The chief Asiatic acquisition of Russia in the eighteenth century took a strange form. It was conquest beyond the sea, though only beyond the inland Caspian. Turk and Russian joined to dismember Persia, and for some years Russia held the south coast of that great lake, the lands of Daghestan, Ghilan, and Mazanderan. ♦Superiority over Georgia. 1783.♦ Later in the century the ancient Christian kingdom of Georgia passed under Russian superiority, the earnest of much Russian conquest on both sides of Caucasus. ♦Superiority over the Kirghis. 1773.♦ And nearly at the same time as the first steps towards the acquisition of Crim, the Russian dominion was spread over the Kirghis hordes west of the river Ural, winning a coast on the eastern Caspian, the sea of Aral, and the Baltash lake.

♦Survey at the end of the eighteenth century.♦

Thus, by the end of the eighteenth century, the Swedish power has fallen back. Its territory east of the Baltic is less than it was at the beginning of the sixteenth century. Denmark, on the other hand, has grown by an advance in the debateable southern duchies. All Sleswick is added to the Danish crown; all Holstein is held by the Danish king. Poland has vanished. The anomalous power on the middle Danube, whose princes, it must be remembered, still wore the crown of the Empire, has thrust itself into the very heart of the old Polish land. But the power which has gained most by the extinction of Poland has been the new kingdom of Prussia. If part of her annexations lasted only a few years, she made her Baltic coast continuous for ever. But Prussia and Austria alike, by joining to wipe out the central state of the whole region, have given themselves a mighty neighbour. Russia has wholly cast aside her character as a mere inland power, intermediate between Europe and Asia. She has won her way, after so many ages, to her old position and much more. She has a Baltic and an Euxine seaboard. Her recovery of her old lands on the Duna and the Dnieper, her conquest of new lands on the Niemen, have brought her into the heart of Europe. And she has opened the path which was also to lead her into the heart of Asia, and to establish her in the intermediate mountain land between the Euxine and the Caspian.

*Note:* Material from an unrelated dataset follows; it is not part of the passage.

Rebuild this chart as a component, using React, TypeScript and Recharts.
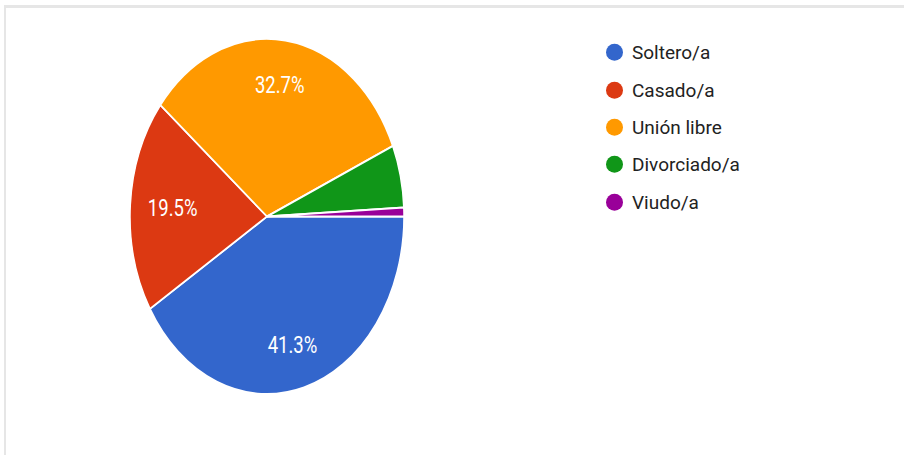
import { PieChart, Pie, Cell, Legend } from "recharts"

const CATEGORIES = ["Soltero/a", "Casado/a", "Unión libre", "Divorciado/a", "Viudo/a"]
const VALUES = [41.3, 19.5, 32.7, 5.7, 0.8]
const COLORS = ["#3366cc", "#dc3912", "#ff9900", "#109618", "#990099"]

// the source picture is stretched vertically
const SY = 1.296
const RAD = Math.PI / 180

const data = CATEGORIES.map((name, i) => ({ name, value: VALUES[i] }))

const renderLabel = (props: any) => {
  const { cx, cy, midAngle, outerRadius, value } = props
  if (value < 10) return null
  const x = cx + outerRadius * 0.69 * Math.cos(-midAngle * RAD)
  const y = cy + outerRadius * 0.75 * Math.sin(-midAngle * RAD)
  return (
    <text
      x={x}
      y={y}
      fill="#ffffff"
      textAnchor="middle"
      dominantBaseline="central"
      style={{ fontFamily: "Roboto, Arial, sans-serif", fontSize: 18.5 }}
    >
      {`${value.toFixed(1)}%`}
    </text>
  )
}

const LegendList = (props: any) => {
  // keep the data order, not alphabetical
  const items = [...(props.payload ?? [])].sort(
    (a: any, b: any) => CATEGORIES.indexOf(a.value) - CATEGORIES.indexOf(b.value)
  )
  return (
    <div style={{ fontFamily: "Roboto, Arial, sans-serif", fontSize: 19, color: "#222" }}>
      {items.map((p: any) => (
        <div key={p.value} style={{ display: "flex", alignItems: "center", height: 37.4 }}>
          <span
            style={{
              width: 17,
              height: 17,
              borderRadius: "50%",
              background: p.color,
              marginRight: 9,
              display: "inline-block",
            }}
          />
          <span>{p.value}</span>
        </div>
      ))}
    </div>
  )
}

export default function App() {
  return (
    <div style={{ position: "absolute", left: 0, top: 0, width: 904, height: 455, background: "#fff", overflow: "hidden" }}>
      {/* frame lines */}
      <div style={{ position: "absolute", left: 4, top: 5, width: 900, height: 3, background: "#e6e6e6" }} />
      <div style={{ position: "absolute", left: 4, top: 5, width: 2, height: 450, background: "#e6e6e6" }} />

      <div
        style={{
          position: "absolute",
          left: 0,
          top: 0,
          width: 904,
          height: 455 / SY,
          transform: `scaleY(${SY})`,
          transformOrigin: "top left",
        }}
      >
        <PieChart width={904} height={455 / SY} margin={{ top: 0, right: 0, bottom: 0, left: 0 }}>
          <Pie
            data={data}
            dataKey="value"
            nameKey="name"
            cx={267}
            cy={216.5 / SY}
            outerRadius={137}
            startAngle={0}
            endAngle={-360}
            stroke="#ffffff"
            strokeWidth={1.5}
            label={renderLabel}
            labelLine={false}
            isAnimationActive={false}
          >
            {data.map((d, i) => (
              <Cell key={d.name} fill={COLORS[i]} />
            ))}
          </Pie>
          <Legend
            content={<LegendList />}
            wrapperStyle={{
              position: "absolute",
              left: 606,
              top: 33.6 / SY,
              width: 220,
              transform: `scaleY(${1 / SY})`,
              transformOrigin: "top left",
            }}
          />
        </PieChart>
      </div>
    </div>
  )
}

§ 6. The Modern Geography of the Baltic Lands.

♦The French revolutionary wars.♦

The territorial arrangements of Northern and Eastern Europe were not affected by the French revolutionary wars till after the fall of the Western Empire. At that moment the frontier of Germany and Denmark was still what it had been under Charles the Great; “Eidora Romani terminus Imperii.” Only now the Danish king ruled to the south of the boundary stream in the character of a prince of the Empire. ♦Holstein incorporated with Denmark, and Swedish Pomerania with Sweden. 1806.♦ The fall of the Empire put an end to this relation, and the duchy of Holstein was incorporated with the Danish realm. In the like sort, the Swedish kingdom was extended to the central mainland of Europe, by the incorporation of the Pomeranian dominions of the Swedish king. ♦Russian conquest of Finland, 1809.♦ Before long, the last war between Sweden and Russia was ended by the peace of Friderikshamn, when Sweden gave up all her territory east of the gulf as far as the river Tornea, together with the isles of Aland. ♦Grand Duchy of Finland.♦ These lands passed to the Russian Emperor as a separate and privileged dominion, the Grand Duchy of Finland. Thus Sweden withdrew to her own side of the Baltic, while Russia at last became mistress of the whole eastern coast from the Prussian border northward. ♦Union of Sweden and Norway. 1814-1815.♦ The general peace left this arrangement untouched, but decreed the separation of Norway from Denmark and its union with Sweden. This was carried out so far as to effect the union of Sweden and Norway as independent kingdoms under a single king. ♦Swedish Pomerania passes to Denmark.♦ Denmark got in compensation, as diplomacy calls it, a scrap of its old Slavonic realm, Rügen and Swedish Pomerania. ♦Exchanged with Prussia for Lauenburg.♦ These detached lands were presently exchanged with Prussia for a land adjoining Holstein, the duchy of Lauenburg, the representative of ancient Saxony.[74] ♦Heligoland passes to England.♦ Denmark kept Iceland, but the Frisian island of Heligoland off the coast of Sleswick passed to England. Thus the common king of Sweden and Norway reigns over the whole of the northern peninsula and over nothing out of it. No such great change had affected the Scandinavian kingdoms since the union of Calmar.